*Available data*:
◆ ◆ ◆
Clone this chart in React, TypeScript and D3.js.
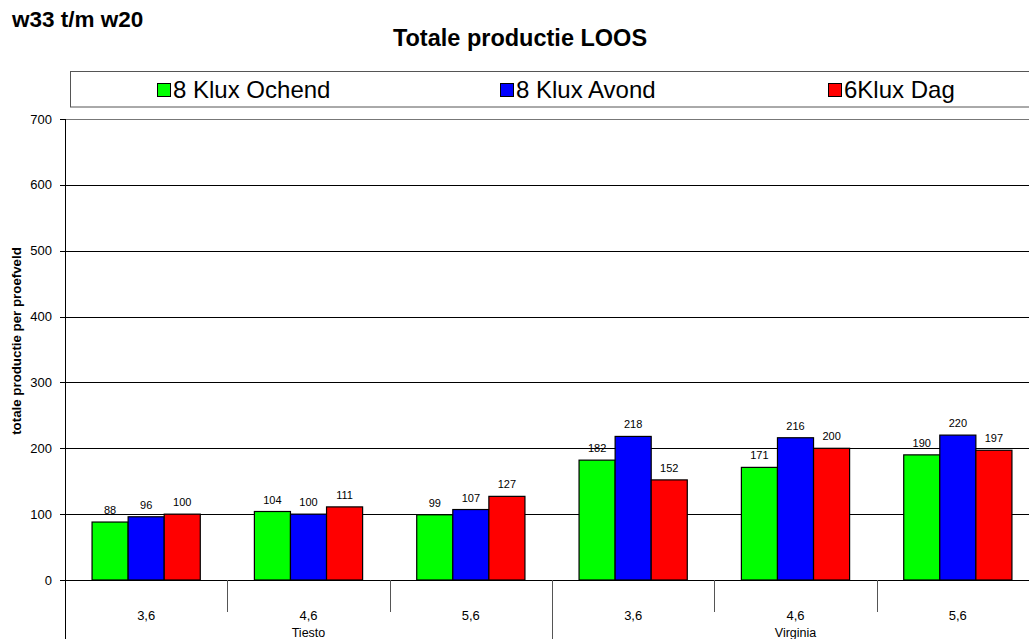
import React from "react";
import * as d3 from "d3";

const varieties = ["Tiesto", "Virginia"];
const spacings = ["3,6", "4,6", "5,6"];
const seriesNames = ["8 Klux Ochend", "8 Klux Avond", "6Klux Dag"];
const seriesColors = ["#00ff00", "#0000ff", "#ff0000"];
const ochend = [88, 104, 99, 182, 171, 190];
const avond = [96, 100, 107, 218, 216, 220];
const dag = [100, 111, 127, 152, 200, 197];
const yTicks = [0, 100, 200, 300, 400, 500, 600, 700];

const W = 1029;
const H = 639;
const plotLeft = 65;
const plotRight = 1039;
const plotTop = 119;
const plotBottom = 580;
const font = "Liberation Sans, Arial, sans-serif";

export default function App() {
  const categories = varieties.flatMap((v) => spacings.map((s) => `${v}|${s}`));
  const series = [ochend, avond, dag];

  const x = d3.scaleBand<string>().domain(categories).range([plotLeft, plotRight]);
  const inner = d3
    .scaleBand<number>()
    .domain([0, 1, 2])
    .range([0, x.bandwidth()])
    .paddingOuter(0.75)
    .paddingInner(0);
  const y = d3.scaleLinear().domain([0, 700]).range([plotBottom, plotTop]);

  const groupW = x.bandwidth() * spacings.length;
  const legendX = [157, 500, 828];

  return (
    <div style={{ position: "fixed", left: 0, top: 0 }}>
      <svg width={W} height={H} style={{ display: "block", background: "#fff" }} fontFamily={font}>
        <text x={12} y={27} fontSize={22.5} fontWeight="bold">w33 t/m w20</text>
        <text x={520} y={46} fontSize={23.5} fontWeight="bold" textAnchor="middle">
          Totale productie LOOS
        </text>

        {/* legend */}
        <rect x={70.5} y={71.5} width={1000} height={35.5} fill="#fff" stroke="#555" strokeWidth={1} />
        {seriesNames.map((name, i) => {
          const lx = legendX[i];
          return (
            <g key={name}>
              <rect x={lx + 0.5} y={83.5} width={13} height={13} fill={seriesColors[i]} stroke="#000" />
              <text x={lx + 16} y={98} fontSize={24}>{name}</text>
            </g>
          );
        })}

        {/* plot top border */}
        <line x1={plotLeft} x2={W} y1={plotTop + 0.5} y2={plotTop + 0.5} stroke="#777" />

        {/* gridlines and y ticks */}
        {yTicks.map((t) => (
          <g key={t}>
            {t > 0 && t < 700 && (
              <line x1={plotLeft} x2={W} y1={Math.round(y(t)) + 0.5} y2={Math.round(y(t)) + 0.5} stroke="#000" />
            )}
            <line x1={plotLeft - 5} x2={plotLeft} y1={Math.round(y(t)) + 0.5} y2={Math.round(y(t)) + 0.5} stroke="#000" />
            <text x={52} y={y(t) + 4.5} fontSize={13} textAnchor="end">{t}</text>
          </g>
        ))}

        {/* bars */}
        {categories.map((c, ci) => (
          <g key={c}>
            {series.map((vals, si) => {
              const bx = (x(c) as number) + (inner(si) as number);
              const by = y(vals[ci]);
              return (
                <g key={si}>
                  <rect
                    x={bx}
                    y={by}
                    width={inner.bandwidth()}
                    height={plotBottom - by}
                    fill={seriesColors[si]}
                    stroke="#000"
                    strokeWidth={1.2}
                  />
                  <text x={bx + inner.bandwidth() / 2} y={by - 8} fontSize={11} textAnchor="middle">
                    {vals[ci]}
                  </text>
                </g>
              );
            })}
          </g>
        ))}

        {/* x axis */}
        <line x1={plotLeft} x2={W} y1={plotBottom + 0.5} y2={plotBottom + 0.5} stroke="#000" />
        <line x1={plotLeft + 0.5} x2={plotLeft + 0.5} y1={plotTop} y2={H} stroke="#000" />
        {categories.map((c, ci) => {
          const cx = x(c) as number;
          const spacing = c.split("|")[1];
          const isGroupEdge = ci % spacings.length === 0;
          return (
            <g key={c}>
              {ci > 0 && (
                <line
                  x1={Math.round(cx) + 0.5}
                  x2={Math.round(cx) + 0.5}
                  y1={plotBottom}
                  y2={isGroupEdge ? H : 612}
                  stroke="#555"
                />
              )}
              <text x={cx + x.bandwidth() / 2} y={620} fontSize={13} textAnchor="middle">{spacing}</text>
            </g>
          );
        })}
        {varieties.map((v, vi) => (
          <text
            key={v}
            x={plotLeft + groupW * vi + groupW / 2}
            y={637}
            fontSize={12.5}
            textAnchor="middle"
          >
            {v}
          </text>
        ))}

        <text
          transform={`translate(21,341) rotate(-90)`}
          fontSize={13.3}
          fontWeight="bold"
          textAnchor="middle"
        >
          totale productie per proefveld
        </text>
      </svg>
    </div>
  );
}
◆ ◆ ◆
*Instruction*:
All of the lines above should be retyped precisely, apart from the pictures.

*Output below*:
Clone this chart in React, TypeScript and D3.js.
import React from "react";
import * as d3 from "d3";

const varieties = ["Tiesto", "Virginia"];
const spacings = ["3,6", "4,6", "5,6"];
const seriesNames = ["8 Klux Ochend", "8 Klux Avond", "6Klux Dag"];
const seriesColors = ["#00ff00", "#0000ff", "#ff0000"];
const ochend = [88, 104, 99, 182, 171, 190];
const avond = [96, 100, 107, 218, 216, 220];
const dag = [100, 111, 127, 152, 200, 197];
const yTicks = [0, 100, 200, 300, 400, 500, 600, 700];

const W = 1029;
const H = 639;
const plotLeft = 65;
const plotRight = 1039;
const plotTop = 119;
const plotBottom = 580;
const font = "Liberation Sans, Arial, sans-serif";

export default function App() {
  const categories = varieties.flatMap((v) => spacings.map((s) => `${v}|${s}`));
  const series = [ochend, avond, dag];

  const x = d3.scaleBand<string>().domain(categories).range([plotLeft, plotRight]);
  const inner = d3
    .scaleBand<number>()
    .domain([0, 1, 2])
    .range([0, x.bandwidth()])
    .paddingOuter(0.75)
    .paddingInner(0);
  const y = d3.scaleLinear().domain([0, 700]).range([plotBottom, plotTop]);

  const groupW = x.bandwidth() * spacings.length;
  const legendX = [157, 500, 828];

  return (
    <div style={{ position: "fixed", left: 0, top: 0 }}>
      <svg width={W} height={H} style={{ display: "block", background: "#fff" }} fontFamily={font}>
        <text x={12} y={27} fontSize={22.5} fontWeight="bold">w33 t/m w20</text>
        <text x={520} y={46} fontSize={23.5} fontWeight="bold" textAnchor="middle">
          Totale productie LOOS
        </text>

        {/* legend */}
        <rect x={70.5} y={71.5} width={1000} height={35.5} fill="#fff" stroke="#555" strokeWidth={1} />
        {seriesNames.map((name, i) => {
          const lx = legendX[i];
          return (
            <g key={name}>
              <rect x={lx + 0.5} y={83.5} width={13} height={13} fill={seriesColors[i]} stroke="#000" />
              <text x={lx + 16} y={98} fontSize={24}>{name}</text>
            </g>
          );
        })}

        {/* plot top border */}
        <line x1={plotLeft} x2={W} y1={plotTop + 0.5} y2={plotTop + 0.5} stroke="#777" />

        {/* gridlines and y ticks */}
        {yTicks.map((t) => (
          <g key={t}>
            {t > 0 && t < 700 && (
              <line x1={plotLeft} x2={W} y1={Math.round(y(t)) + 0.5} y2={Math.round(y(t)) + 0.5} stroke="#000" />
            )}
            <line x1={plotLeft - 5} x2={plotLeft} y1={Math.round(y(t)) + 0.5} y2={Math.round(y(t)) + 0.5} stroke="#000" />
            <text x={52} y={y(t) + 4.5} fontSize={13} textAnchor="end">{t}</text>
          </g>
        ))}

        {/* bars */}
        {categories.map((c, ci) => (
          <g key={c}>
            {series.map((vals, si) => {
              const bx = (x(c) as number) + (inner(si) as number);
              const by = y(vals[ci]);
              return (
                <g key={si}>
                  <rect
                    x={bx}
                    y={by}
                    width={inner.bandwidth()}
                    height={plotBottom - by}
                    fill={seriesColors[si]}
                    stroke="#000"
                    strokeWidth={1.2}
                  />
                  <text x={bx + inner.bandwidth() / 2} y={by - 8} fontSize={11} textAnchor="middle">
                    {vals[ci]}
                  </text>
                </g>
              );
            })}
          </g>
        ))}

        {/* x axis */}
        <line x1={plotLeft} x2={W} y1={plotBottom + 0.5} y2={plotBottom + 0.5} stroke="#000" />
        <line x1={plotLeft + 0.5} x2={plotLeft + 0.5} y1={plotTop} y2={H} stroke="#000" />
        {categories.map((c, ci) => {
          const cx = x(c) as number;
          const spacing = c.split("|")[1];
          const isGroupEdge = ci % spacings.length === 0;
          return (
            <g key={c}>
              {ci > 0 && (
                <line
                  x1={Math.round(cx) + 0.5}
                  x2={Math.round(cx) + 0.5}
                  y1={plotBottom}
                  y2={isGroupEdge ? H : 612}
                  stroke="#555"
                />
              )}
              <text x={cx + x.bandwidth() / 2} y={620} fontSize={13} textAnchor="middle">{spacing}</text>
            </g>
          );
        })}
        {varieties.map((v, vi) => (
          <text
            key={v}
            x={plotLeft + groupW * vi + groupW / 2}
            y={637}
            fontSize={12.5}
            textAnchor="middle"
          >
            {v}
          </text>
        ))}

        <text
          transform={`translate(21,341) rotate(-90)`}
          fontSize={13.3}
          fontWeight="bold"
          textAnchor="middle"
        >
          totale productie per proefveld
        </text>
      </svg>
    </div>
  );
}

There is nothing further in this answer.